For women, the sports media world has been less than welcoming.
Most female broadcasters are hired based off of their looks due to networks’ ratings. To some, it’s a myth. But take it from someone who inspires to be in the sports media world – and women, too – the struggle is real, and unfair.
Sometimes I’m left wondering if people think about the hard work women put in to get to their positions.
One of my favorite women in the sports media industry is Erin Andrews. Yes, she is absolutely gorgeous, but she knows the sports she covers inside and out. That’s something that everyone in the sports media world should admire. She puts in the time and genuinely enjoys talking about sports. She’s dedicated, well-spoken and can make people realize she didn’t get hired just for her looks; she just knows sports. Period.

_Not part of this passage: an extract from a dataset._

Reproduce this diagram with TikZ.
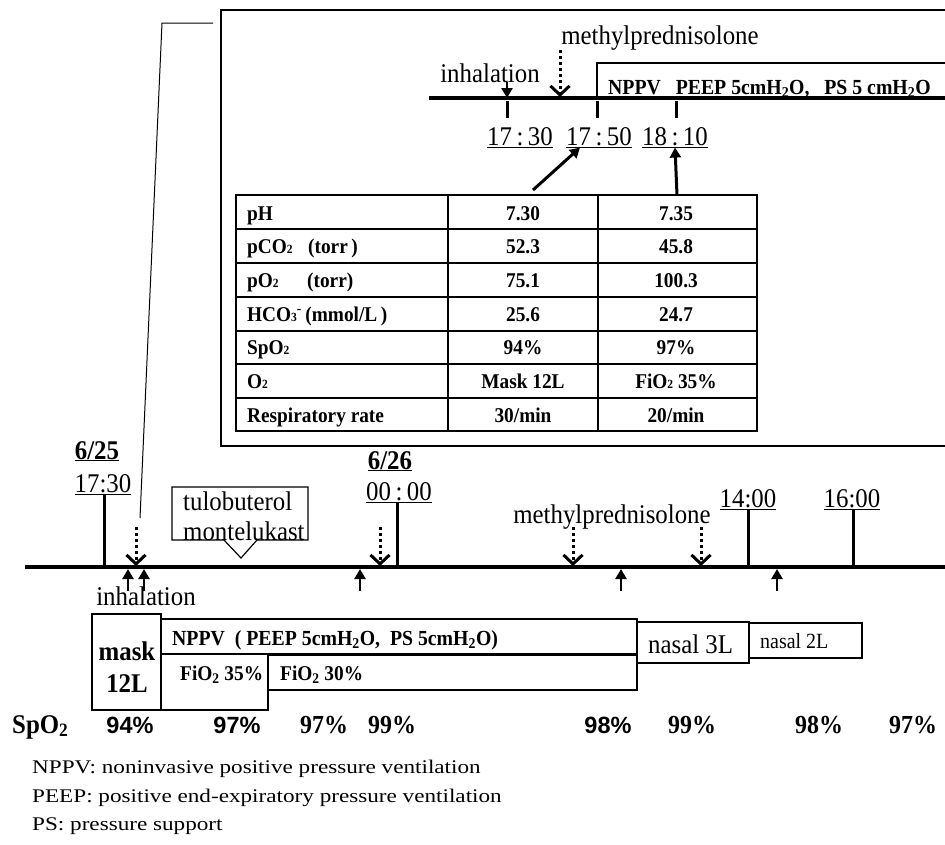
\documentclass[tikz,border=0pt]{standalone}
\usepackage{fontspec}
\setmainfont[FakeStretch=0.92]{Liberation Serif}
\newfontfamily\notefont[FakeStretch=1.2]{Liberation Serif}
\newfontfamily\arialfont{Liberation Sans}
\usetikzlibrary{positioning, arrows.meta}
\newcommand\lowdig[1]{{\fontsize{12.5}{12}\selectfont #1}}

\tikzset{
  txt/.style={inner sep=0pt, anchor=base, font=\fontsize{27}{30}\selectfont},
  bigbold/.style={inner sep=0pt, anchor=base, font=\bfseries\fontsize{27}{30}\selectfont},
  bld/.style={inner sep=0pt, anchor=base, font=\bfseries\fontsize{21}{24}\selectfont},
  nppvtxt/.style={inner sep=0pt, anchor=base west, font=\bfseries\fontsize{21.5}{24}\selectfont},
  sansval/.style={inner sep=0pt, anchor=base, font=\arialfont\bfseries\fontsize{23.5}{26}\selectfont},
  serifval/.style={inner sep=0pt, anchor=base, font=\bfseries\fontsize{26}{28}\selectfont},
  note/.style={inner sep=0pt, anchor=base west, font=\notefont\fontsize{19.3}{23}\selectfont},
  axis/.style={line width=4.5pt},
  tick/.style={line width=3pt},
  thin/.style={line width=1.2pt},
  solidarrow/.style={line width=3pt, -{Triangle[length=10pt,width=11pt]}},
  uparrow/.style={line width=2.5pt, -{Triangle[length=10pt,width=11pt]}},
  dotarrow/.style={line width=3pt, dash pattern=on 3pt off 3pt, -{Straight Barb[length=9pt,width=19pt]}}
}

\begin{document}
\begin{tikzpicture}[x=1pt, y=-1pt]
  \useasboundingbox (0,0) rectangle (945,844);

  \draw [line width=1pt] (213,23) -- (162,23) -- (140,518);
  \draw [thin] (950,10) -- (221,10) -- (221,446) -- (950,446);

  \draw [line width=4pt] (429,98) -- (950,98);
  \draw [thin] (597,96) -- (597,63) -- (950,63);
  \node [nppvtxt] (nppvtop) at (608,94)
    {NPPV\ \ \ PEEP 5cmH\textsubscript{2}O,\ \ \ PS 5 cmH\textsubscript{2}O};
  \node [txt] (inhtop) at (490,82) {inhalation};
  \node [txt] (mptop) at (660,44) {methylprednisolone};
  \draw [uparrow] (507,82) -- (507,98);
  \draw [dotarrow] (560,50) -- (560,97);
  \foreach \x in {507,597,676}
    \draw [tick] (\x,101) -- (\x,118);
  \node [txt] (t1730) at (520,145) {\underline{17\,:\,30}};
  \node [txt] (t1750) at (599,145) {\underline{17\,:\,50}};
  \node [txt] (t1810) at (675,145) {\underline{18\,:\,10}};

  \draw [thin] (236,195) rectangle (757,431);
  \foreach \y in {229,263,297,331,364,398}
    \draw [thin] (236,\y) -- (757,\y);
  \draw [thin] (448,195) -- (448,431);
  \draw [thin] (598,195) -- (598,431);
  \foreach \lab/\va/\vb [count=\i from 0] in {
      pH/7.30/7.35,
      {\makebox[61pt][l]{pCO\lowdig{2}}(torr\,)}/52.3/45.8,
      {\makebox[60pt][l]{pO\lowdig{2}}(torr)}/75.1/100.3,
      {HCO\lowdig{3}\textsuperscript{-}\,(mmol/L\,)}/25.6/24.7,
      SpO\lowdig{2}/94\%/97\%,
      O\lowdig{2}/Mask 12L/FiO\lowdig{2} 35\%,
      Respiratory rate/{30/min}/{20/min}} {
    \node [bld, anchor=base west] (lab\i) at (247,{220+33.67*\i}) {\lab};
    \node [bld] (va\i) at (523,{220+33.67*\i}) {\va};
    \node [bld] (vb\i) at (676,{220+33.67*\i}) {\vb};
  }
  \draw [solidarrow] (533,190) -- ([xshift=-19pt]t1750.south);
  \draw [solidarrow] (677,195) -- (t1810.south);

  \draw [axis] (25,567) -- (950,567);
  \node [bigbold] (d625) at (97,459) {\underline{6/25}};
  \node [txt] (h1730) at (103,492) {\underline{17:30}};
  \node [bigbold] (d626) at (390,469) {\underline{6/26}};
  \node [txt] (h0000) at (399,500) {\underline{00\,:\,00}};
  \node [txt] (h1400) at (748,507) {\underline{14:00}};
  \node [txt] (h1600) at (852,507) {\underline{16:00}};
  \foreach \x/\y in {104/495,397/503,748/510,853/510}
    \draw [tick] (\x,\y) -- (\x,567);
  \foreach \x in {136,380,573,701}
    \draw [dotarrow] (\x,527) -- (\x,566);
  \foreach \x in {128,144,360,621,777}
    \draw [uparrow] (\x,591) -- (\x,569);
  \node [txt] (inhbot) at (146,605) {inhalation};
  \node [txt] (mpbot) at (612,523) {methylprednisolone};

  \draw [thin] (172,487) -- (308,487) -- (308,540) -- (257,540) -- (241,558)
    -- (224,540) -- (172,540) -- cycle;
  \node [txt, anchor=base west] (tulo) at (183,510) {tulobuterol};
  \node [txt, anchor=base west] (monte) at (183,540) {montelukast};

  \draw [thin] (92,614) rectangle (161,710);
  \draw [thin] (161,619) rectangle (637,654);
  \draw [thin] (161,654) rectangle (268,710);
  \draw [thin] (268,655) rectangle (637,690);
  \draw [thin] (637,622) rectangle (749,663);
  \draw [thin] (749,623) rectangle (862,658);
  \node [bigbold] (mask) at (127,660) {mask};
  \node [bigbold] (twelve) at (127,692) {12L};
  \node [nppvtxt] (nppv) at (172,645)
    {NPPV\ \ ( PEEP 5cmH\textsubscript{2}O,\ \ PS 5cmH\textsubscript{2}O)};
  \node [bld, anchor=base west] (fio35) at (180,680) {FiO\textsubscript{2} 35\%};
  \node [bld, anchor=base west] (fio30) at (280,680) {FiO\textsubscript{2} 30\%};
  \node [txt, anchor=base west] (nasal3) at (648,653) {nasal 3L};
  \node [txt, anchor=base west, font=\fontsize{21.7}{24}\selectfont] (nasal2) at (760,648) {nasal 2L};

  \node [bigbold, anchor=base west] (spo) at (12,733) {SpO\textsubscript{2}};
  \foreach \x/\v in {130/94,237/97,608/98}
    \node [sansval] (s\x) at (\x,733) {\v\%};
  \foreach \x/\v in {324/97,392/99,692/99,819/98,913/97}
    \node [serifval] (s\x) at (\x,733) {\v\%};

  \node [note] (fn1) at (32,773) {NPPV: noninvasive positive pressure ventilation};
  \node [note] (fn2) at (32,802) {PEEP: positive end-expiratory pressure ventilation};
  \node [note] (fn3) at (32,830) {PS: pressure support};
\end{tikzpicture}
\end{document}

In an article from the Washington Post, Cindy Boren talked about sexism in sports broadcasting. Boren described the time she was emailed by a man shortly after she appeared on a radio show.
The man did not care for her words because she was a woman. She asked the man if he would rather listen to a guy in a bar talk about something he knew nothing about or a woman who’s had a successful sports journalism career. The man said he would listen to someone talk about nonsense, as long as it wasn’t a woman.
While many fans may feel this way, they have to embrace that change it coming. And that change is deserved.
The NBA has been the most accepting league by far, placing women in crucial roles throughout different aspects of the franchise. Female referees were assigned in 1997, and numerous coaching positions have been appointed. In 2015, Greg Popovich made former WNBA player Becky Hammon the assistant coach of the San Antonio Spurs. She then went on to coach the Spurs to the Summer League Championship.
Last week, Doris Burke was announced as a full-time NBA analyst for ESPN after 27 years of working in the industry. She’s the first woman to receive this title and deserves it after her years of hard work.
CSN recently made headlines by naming WNBA champion and Olympic gold medalist Kara Lawson an announcer for the Washington Wizards. At 36, Lawson is one of the youngest broadcasters in the NBA right now. She will join Sarah Kustok, announcer for the Brooklyn Nets, as one of the only female NBA sports analyst in the league.
Respect for women in sports media has come a long way, but I think we still need to keep pushing for more acceptance. It’s not fair to women to not be heard, just seen.
And don’t use the “you’ve never played the sport” excuse. How many employees in sports media are out there that have never played the sport they cover? Too many to list. So why should women be put into a separate category? Odds are we know just as much about the sport as men do.
I’m not covering a national sports league, but that doesn’t mean I don’t know the in’s and out’s of sports. I’ve had numerous encounters where men don’t appreciate my opinion or take it into consideration. It doesn’t make sense to me that they would rather listen to a guy talk about something they don’t know about compared to a girl who is talking about something she loves.
Overall, we’re going in the right direction. We just have to keep that fight going and find more acceptance in all leagues, not just the NBA.
I’m hopeful for what the future brings for women in sports media. In the meantime, I keep my fingers crossed more progress will be made before it’s time for me to try and make it in that field. And, when the time comes, I just have one, simple hope: Don’t just see me, hear me.